Beach golf
Some of the most fun I've had with a golf club in my hand has been with my family, wearing wellington boots, waterproofs and jeans and with nobody worrying about slow play or whose honour it is on the tee or walking across somebody else's line. I laughed more during an evening of playing beach golf than I ever have after paying a green fee.
Killantringan beach on the Mull of Galloway is an often-deserted stretch of Scottish coastline that can only be safely reached at low tide. It is a place of beauty, and one evening, as the sun went down, the tide times allowed us to venture onto the sand with a few irons and putters and a carrier bag full of old balls. We dug a hole, placed a piece of driftwood in it and drew a circle in the sand to mark the green. With a deep rock pool at one side and half submerged rocks scattered about the sand behind the green, we had created a tricky hole - one that need precise accuracy in distance and direction. We decided on a suitably flat spot about 150 yards away to be the designated tee box and shared a few moments gazing at our first ever attempt at golf course design. It looked good and it was pretty straightforward really; we had done as all good course architects would - used the natural features we had been presented with to fashion a surface for playing the ancient game. We each selected a ball, a tee and a club and the tournament began.
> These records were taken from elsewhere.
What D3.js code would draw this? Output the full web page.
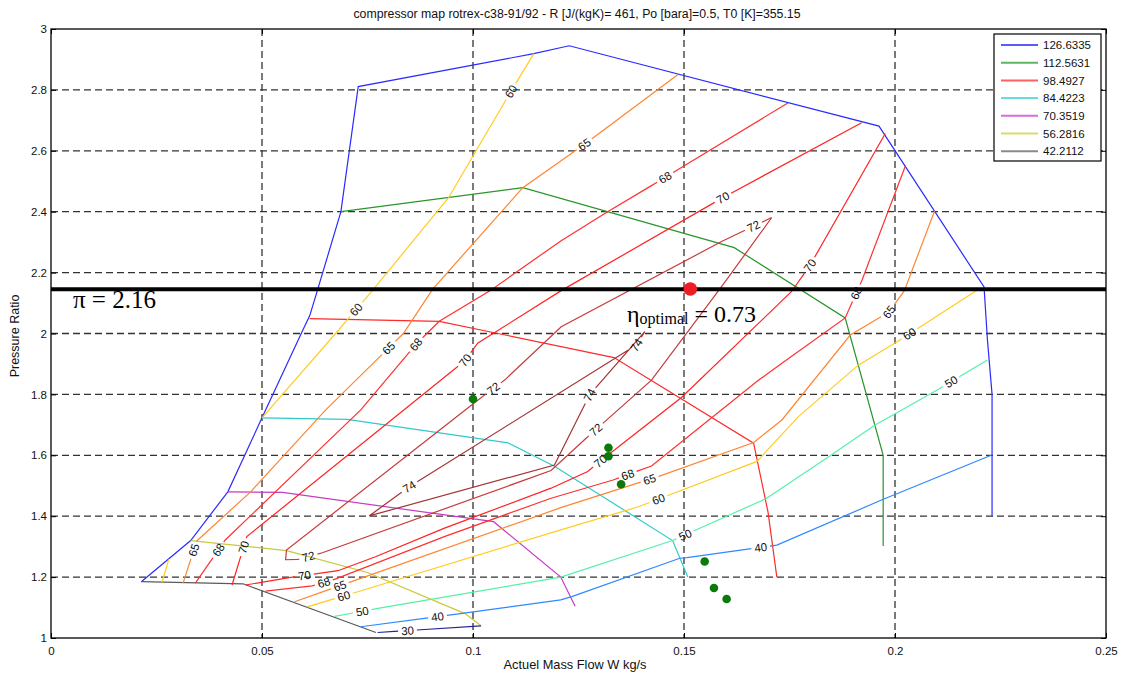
<!DOCTYPE html>
<html><head><meta charset="utf-8">
<script src="https://cdn.jsdelivr.net/npm/d3@7"></script>
<style>body{margin:0;background:#fff}</style>
</head><body>
<svg id="chart" width="1124" height="675"></svg>
<script>
// ---------- DATA ----------
const titleText = "compressor map rotrex-c38-91/92 - R [J/(kgK)= 461, Po [bara]=0.5, T0 [K]=355.15";
const xLabel = "Actuel Mass Flow W kg/s";
const yLabel = "Pressure Ratio";
const xTicks = [0, 0.05, 0.1, 0.15, 0.2, 0.25];
const xTickLabels = ["0", "0.05", "0.1", "0.15", "0.2", "0.25"];
const yTicks = [1, 1.2, 1.4, 1.6, 1.8, 2, 2.2, 2.4, 2.6, 2.8, 3];
const yTickLabels = ["1", "1.2", "1.4", "1.6", "1.8", "2", "2.2", "2.4", "2.6", "2.8", "3"];

// speed lines (legend values)
const speedNames = ["126.6335", "112.5631", "98.4927", "84.4223", "70.3519", "56.2816", "42.2112"];
const speed126 = [[0.0214,1.185],[0.0331,1.32],[0.0419,1.48],[0.05,1.723],[0.0596,2.009],[0.0613,2.058],[0.0632,2.145],[0.0687,2.40],[0.0728,2.811],[0.1144,2.919],[0.1228,2.945],[0.1962,2.681],[0.2211,2.153],[0.2219,1.98],[0.223,1.8],[0.223,1.4]];
const speed112 = [[0.0687,2.40],[0.1118,2.479],[0.1619,2.282],[0.1882,2.051],[0.1972,1.60],[0.1972,1.302]];
const speed98  = [[0.0613,2.049],[0.092,2.04],[0.1334,1.921],[0.1665,1.640],[0.1699,1.414],[0.172,1.20]];
const speed84  = [[0.05,1.723],[0.0702,1.718],[0.1083,1.641],[0.1193,1.564],[0.1473,1.32],[0.1509,1.20]];
const speed70  = [[0.0419,1.48],[0.0549,1.478],[0.1049,1.382],[0.1208,1.20],[0.1242,1.104]];
const speed56  = [[0.0331,1.32],[0.0558,1.287],[0.075,1.215],[0.0981,1.08],[0.1019,1.04]];
const speed42  = [[0.0214,1.185],[0.0455,1.178],[0.077,1.018]];

// efficiency contours (polyline + label positions)
const eta30 = [[0.0774,1.018],[0.1019,1.04]];
const eta30Labels = [[0.0845,1.021]];
const eta40 = [[0.0734,1.037],[0.0948,1.076],[0.1208,1.125],[0.1234,1.136],[0.149,1.262],[0.1507,1.264],[0.172,1.305],[0.1968,1.453],[0.2228,1.60]];
const eta40Labels = [[0.0916,1.068],[0.1682,1.294]];
const eta50 = [[0.0672,1.071],[0.0778,1.098],[0.1208,1.20],[0.1473,1.32],[0.1532,1.357],[0.1695,1.458],[0.1848,1.60],[0.1951,1.698],[0.2104,1.818],[0.2219,1.913]];
const eta50Labels = [[0.0738,1.083],[0.1503,1.338],[0.2134,1.84]];
const eta60a = [[0.05,1.723],[0.068,2.009],[0.0761,2.14],[0.0942,2.446],[0.1002,2.588],[0.109,2.795],[0.1144,2.919]];
const eta60aLabels = [[0.0727,2.074],[0.109,2.795]];
const eta60b = [[0.0279,1.258],[0.0263,1.183]];
const eta60c = [[0.0607,1.102],[0.0727,1.152],[0.1208,1.355],[0.1392,1.431],[0.1673,1.58],[0.1771,1.727],[0.1914,1.897],[0.2005,1.973],[0.2198,2.145]];
const eta60cLabels = [[0.0694,1.136],[0.1439,1.458],[0.2036,1.995]];
const eta65a = [[0.0313,1.18],[0.0345,1.318],[0.0473,1.48],[0.0651,1.749],[0.0835,2.0],[0.0904,2.145],[0.1118,2.479],[0.1264,2.621],[0.1485,2.85]];
const eta65aLabels = [[0.0339,1.289],[0.0789,1.968],[0.1264,2.621]];
const eta65b = [[0.0577,1.119],[0.1208,1.428],[0.1447,1.534],[0.1665,1.642],[0.1732,1.716],[0.1894,1.995],[0.1985,2.07],[0.2022,2.14],[0.2094,2.403]];
const eta65bLabels = [[0.0685,1.169],[0.1419,1.519],[0.1985,2.072]];
const eta68a = [[0.0342,1.18],[0.0413,1.322],[0.0734,1.749],[0.0865,1.965],[0.092,2.04],[0.104,2.14],[0.1208,2.304],[0.1319,2.40],[0.1421,2.484],[0.1746,2.757]];
const eta68aLabels = [[0.0397,1.289],[0.0865,1.964],[0.1456,2.511]];
const eta68b = [[0.0508,1.154],[0.0619,1.171],[0.0675,1.194],[0.0932,1.333],[0.1185,1.459],[0.1332,1.519],[0.1423,1.565],[0.1677,1.847],[0.1732,1.902],[0.1882,2.051],[0.1922,2.176],[0.2025,2.552]];
const eta68bLabels = [[0.0647,1.18],[0.1367,1.535],[0.191,2.132]];
const eta70a = [[0.0429,1.174],[0.0464,1.333],[0.0981,1.911],[0.1011,1.968],[0.1208,2.14],[0.1592,2.446],[0.1921,2.692]];
const eta70aLabels = [[0.0452,1.30],[0.0983,1.911],[0.1592,2.446]];
const eta70b = [[0.0461,1.174],[0.0568,1.199],[0.068,1.221],[0.0769,1.267],[0.0931,1.36],[0.1185,1.492],[0.1272,1.547],[0.1319,1.60],[0.1494,1.79],[0.1755,2.138],[0.1799,2.225],[0.1977,2.657]];
const eta70bLabels = [[0.0601,1.202],[0.1306,1.574],[0.1797,2.225]];
const eta72 = [[0.1708,2.381],[0.1589,2.302],[0.1209,2.022],[0.1075,1.847],[0.1015,1.785],[0.0558,1.289],[0.0556,1.257],[0.0585,1.258],[0.0643,1.28],[0.1185,1.55],[0.1268,1.656],[0.1423,1.847],[0.1589,2.154],[0.1708,2.381]];
const eta72Labels = [[0.1665,2.351],[0.1049,1.818],[0.0611,1.262],[0.129,1.686]];
const eta74 = [[0.1407,2.006],[0.1387,1.962],[0.0849,1.497],[0.0754,1.401],[0.1193,1.568],[0.1276,1.798],[0.1407,2.006]];
const eta74Labels = [[0.0849,1.497],[0.1276,1.798],[0.1387,1.962]];

// measured points and optimum
const measuredW  = [0.1, 0.1321, 0.1321, 0.1351, 0.1549, 0.1571, 0.1601];
const measuredPR = [1.785, 1.625, 1.597, 1.505, 1.251, 1.164, 1.128];
const optimumW = [0.1515];
const optimumPR = [2.146];
const piLineValue = 2.145;
const piText = "π = 2.16";
const etaText = ["η", "optimal", " = 0.73"];

// ---------- STYLES ----------
const speedColors = ["#2b2bff", "#2a952a", "#ff2a2a", "#33c9c9", "#c43cc4", "#c9c93a", "#5a5a5a"];
const legendColors = ["#5a5aff", "#5fb55f", "#ff6060", "#66dcdc", "#d86cd8", "#dada70", "#8a8a8a"];
const etaColors = {30:"#23239a", 40:"#2f88ff", 50:"#55f0aa", 60:"#ffcc22", 65:"#ff8530", 68:"#ff3030", 70:"#ff2222", 72:"#c83a3a", 74:"#a33434"};

// ---------- CHART ----------
const svg = d3.select("#chart");
const L = 51, R = 1106, T = 29, B = 638;
const x = d3.scaleLinear().domain([0, 0.25]).range([L, R]);
const y = d3.scaleLinear().domain([1, 3]).range([B, T]);
const font = "'Liberation Sans', Arial, Helvetica, sans-serif";

svg.append("rect").attr("x",0).attr("y",0).attr("width",1124).attr("height",675).attr("fill","#fff");

// grid
const grid = svg.append("g");
xTicks.slice(1,-1).forEach(v => grid.append("line").attr("x1",x(v)).attr("x2",x(v)).attr("y1",T).attr("y2",B)
  .attr("stroke","#333").attr("stroke-width",1.3).attr("stroke-dasharray","7,4"));
yTicks.slice(1,-1).forEach(v => grid.append("line").attr("x1",L).attr("x2",R).attr("y1",y(v)).attr("y2",y(v))
  .attr("stroke","#333").attr("stroke-width",1.3).attr("stroke-dasharray","7,4"));

// axes via d3
const xAxisB = d3.axisBottom(x).tickValues(xTicks).tickFormat((d,i)=>xTickLabels[i]).tickSizeInner(-5).tickSizeOuter(0).tickPadding(9);
const xAxisT = d3.axisTop(x).tickValues(xTicks).tickFormat("").tickSizeInner(-5).tickSizeOuter(0);
const yAxisL = d3.axisLeft(y).tickValues(yTicks).tickFormat((d,i)=>yTickLabels[i]).tickSizeInner(-5).tickSizeOuter(0).tickPadding(4);
const yAxisR = d3.axisRight(y).tickValues(yTicks).tickFormat("").tickSizeInner(-5).tickSizeOuter(0);
function styleAxis(g){ g.selectAll("path").remove(); g.selectAll("line").attr("stroke","#000");
  g.selectAll("text").attr("font-family",font).attr("font-size","11.5px").attr("fill","#111"); }
svg.append("g").attr("transform",`translate(0,${B})`).call(xAxisB).call(styleAxis);
svg.append("g").attr("transform",`translate(0,${T})`).call(xAxisT).call(styleAxis);
svg.append("g").attr("transform",`translate(${L},0)`).call(yAxisL).call(styleAxis);
svg.append("g").attr("transform",`translate(${R},0)`).call(yAxisR).call(styleAxis);

const lineGen = d3.line().x(d=>x(d[0])).y(d=>y(d[1]));
const plot = svg.append("g");

// contour drawing with inline labels (gap in the line under each label)
function drawContour(pts, color, value, labels) {
  const sp = pts.map(p=>[x(p[0]), y(p[1])]);
  const cum=[0];
  for (let i=1;i<sp.length;i++) cum.push(cum[i-1]+Math.hypot(sp[i][0]-sp[i-1][0], sp[i][1]-sp[i-1][1]));
  const total = cum[cum.length-1];
  const gaps=[]; const texts=[];
  (labels||[]).forEach(lp=>{
    const P=[x(lp[0]), y(lp[1])];
    let best={d:Infinity};
    for (let i=1;i<sp.length;i++){
      const A=sp[i-1], Bp=sp[i]; const dx=Bp[0]-A[0], dy=Bp[1]-A[1]; const l2=dx*dx+dy*dy; if(l2===0) continue;
      let t=((P[0]-A[0])*dx+(P[1]-A[1])*dy)/l2; t=Math.max(0,Math.min(1,t));
      const Q=[A[0]+t*dx, A[1]+t*dy]; const d=Math.hypot(P[0]-Q[0],P[1]-Q[1]);
      if(d<best.d) best={d, s:cum[i-1]+t*Math.sqrt(l2), q:Q, ang:Math.atan2(dy,dx)*180/Math.PI};
    }
    let a=best.ang; if(a>90) a-=180; if(a<-90) a+=180;
    const label=String(value); const w=label.length*6.4+6;
    gaps.push([best.s-w/2, best.s+w/2]);
    texts.push({q:best.q, a, label});
  });
  const path = plot.append("path").attr("d", lineGen(pts)).attr("fill","none").attr("stroke",color).attr("stroke-width",1.2);
  if (gaps.length){
    gaps.sort((p,q)=>p[0]-q[0]);
    let pos=0; const arr=[];
    gaps.forEach(g=>{ const a=Math.max(g[0],pos), b=Math.min(g[1],total); if(b<=a) return; arr.push(a-pos, b-a); pos=b; });
    arr.push(Math.max(total-pos,0)+20, 20);
    path.attr("stroke-dasharray", arr.join(","));
  }
  texts.forEach(t=>{
    plot.append("text").attr("x",0).attr("y",0).attr("transform",`translate(${t.q[0]},${t.q[1]}) rotate(${t.a})`)
      .attr("text-anchor","middle").attr("dy","0.36em").attr("font-family",font).attr("font-size","11.5px").attr("fill","#111").text(t.label);
  });
}

// speed lines
const speedSeries = [speed126, speed112, speed98, speed84, speed70, speed56, speed42];
speedSeries.forEach((s,i)=> plot.append("path").attr("d", lineGen(s)).attr("fill","none").attr("stroke",speedColors[i]).attr("stroke-width",1.2));

// efficiency contours
const contourTable = [
  [30, eta30, eta30Labels], [40, eta40, eta40Labels], [50, eta50, eta50Labels],
  [60, eta60a, eta60aLabels], [60, eta60b, []], [60, eta60c, eta60cLabels],
  [65, eta65a, eta65aLabels], [65, eta65b, eta65bLabels],
  [68, eta68a, eta68aLabels], [68, eta68b, eta68bLabels],
  [70, eta70a, eta70aLabels], [70, eta70b, eta70bLabels],
  [72, eta72, eta72Labels], [74, eta74, eta74Labels]
];
contourTable.forEach(c=> drawContour(c[1], etaColors[c[0]], c[0], c[2]));

// measured points
plot.selectAll("circle.meas").data(measuredW.map((w,i)=>[w, measuredPR[i]])).enter().append("circle")
  .attr("cx",d=>x(d[0])).attr("cy",d=>y(d[1])).attr("r",4.3).attr("fill","#0a7a0a");

// pi line
plot.append("line").attr("x1",L).attr("x2",R).attr("y1",y(piLineValue)).attr("y2",y(piLineValue)).attr("stroke","#000").attr("stroke-width",4);

// optimum point
plot.selectAll("circle.opt").data(optimumW.map((w,i)=>[w, optimumPR[i]])).enter().append("circle")
  .attr("cx",d=>x(d[0])).attr("cy",d=>y(d[1])).attr("r",6.8).attr("fill","#ee1c24");

// annotations
svg.append("text").attr("x",73).attr("y",308).attr("font-family","'Liberation Serif','Times New Roman',serif").attr("font-size","25px").attr("fill","#000").text(piText);
const et = svg.append("text").attr("x",627).attr("y",322).attr("font-family","'Liberation Serif','Times New Roman',serif").attr("fill","#000");
et.append("tspan").attr("font-size","24px").text(etaText[0]);
et.append("tspan").attr("font-size","16px").attr("dy","2").text(etaText[1]);
et.append("tspan").attr("font-size","24px").attr("dy","-2").text(etaText[2]);

// border
svg.append("rect").attr("x",L).attr("y",T).attr("width",R-L).attr("height",B-T).attr("fill","none").attr("stroke","#000").attr("stroke-width",1.3);

// title and axis labels
svg.append("text").attr("x",577).attr("y",18).attr("text-anchor","middle").attr("font-family",font).attr("font-size","12.3px").attr("fill","#111").text(titleText);
svg.append("text").attr("x",575).attr("y",669).attr("text-anchor","middle").attr("font-family",font).attr("font-size","12.8px").attr("fill","#111").text(xLabel);
svg.append("text").attr("transform","translate(19,336) rotate(-90)").attr("text-anchor","middle").attr("font-family",font).attr("font-size","12.5px").attr("fill","#111").text(yLabel);

// legend
const lg = svg.append("g");
lg.append("rect").attr("x",994).attr("y",34).attr("width",107).attr("height",127).attr("fill","#fff").attr("stroke","#000").attr("stroke-width",1.2);
speedNames.forEach((n,i)=>{
  const yy = 45 + i*17.7;
  lg.append("line").attr("x1",1001).attr("x2",1038).attr("y1",yy).attr("y2",yy).attr("stroke",legendColors[i]).attr("stroke-width",2);
  lg.append("text").attr("x",1043).attr("y",yy).attr("dy","0.36em").attr("font-family",font).attr("font-size","11.5px").attr("fill","#111").text(n);
});
</script>
</body></html>
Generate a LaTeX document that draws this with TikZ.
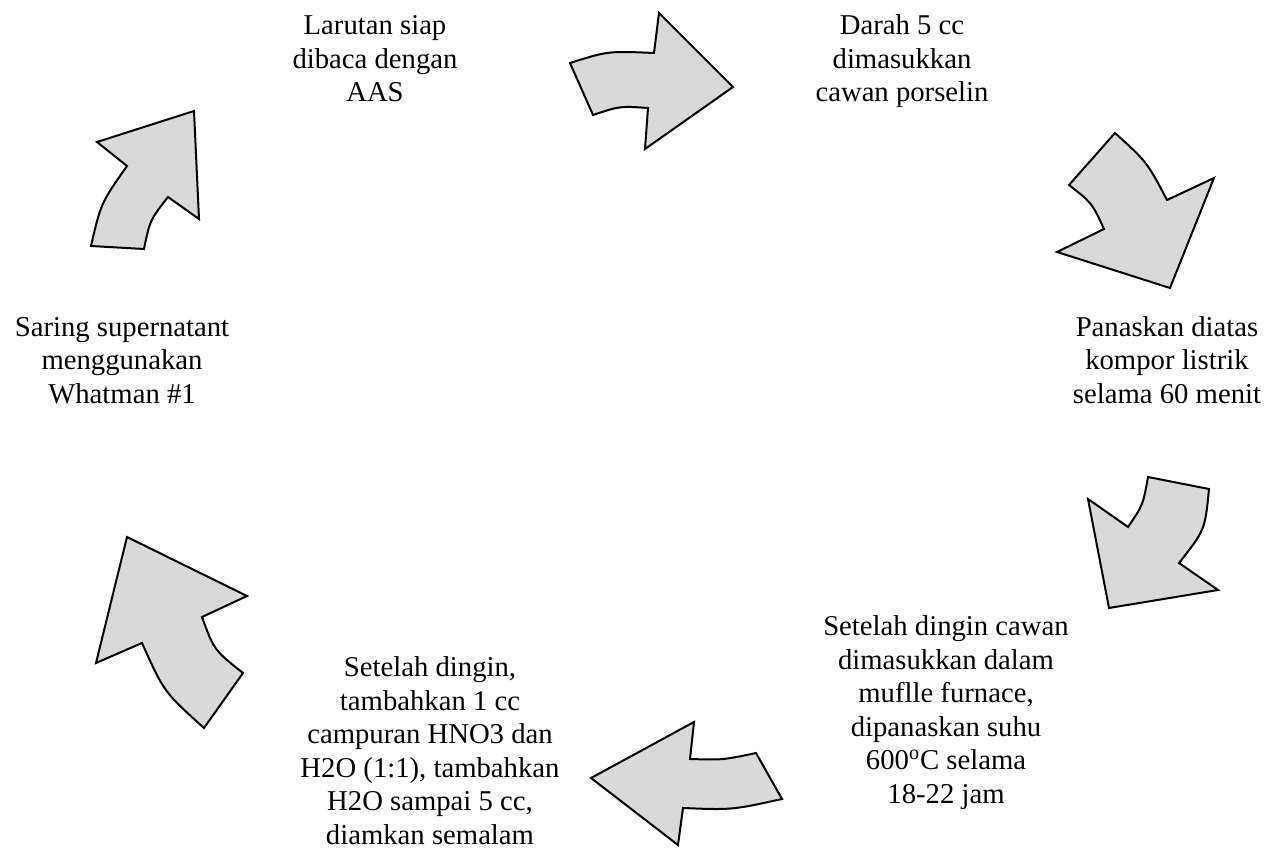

When the sea sweeps out at Killantringan it leaves a smooth swathe of sand, like a cake iced by a master baker. It looks like a golf ball would roll forever, but looks are deceiving - it's still sand - and when the ball landed it went nowhere, so it took us all at least two shots to get to the green. And in beach golf you can forget the slopes and borrows on the green; you must prod the ball hard, straight at the hole. Brute force brings success. There was much cajoling and teasing as we all, eventually, holed out. Buoyed by our successful design of one hole, we constructed another and the frivolities continued.
After we'd had enough, we teed up our balls and lashed them out towards the setting sun on the horizon as a kind of thank you offering to the sea. It wasn't meant to be a profound moment, but it was all the same. There was something spiritual about watching those small white pills sailing through the evening air and dropping into their watery grave. Don Naifeh would understand. Michael Konik, Don's friend, writes about the Scottish golfing trip he and Don share in his book In Search of Burningbush. For Don, it is a pilgrimage, and he adopts a ritual of writing the names of family and friends who can't be with him on golf balls and firing them out to sea as a way to connect with them while they are apart. And that is what it felt like as we concluded our evening of beach golf; it was a ritual - something of solemnity, albeit one with abundant laughter - to mark the end of a special experience. Of all the thousands of golf holes I will ever play in my lifetime, the two on Killantringan beach will be the hardest to forget, mainly because of who I played them with and because we did it for the sheer pleasure of having a ridiculous idea and giving it a go.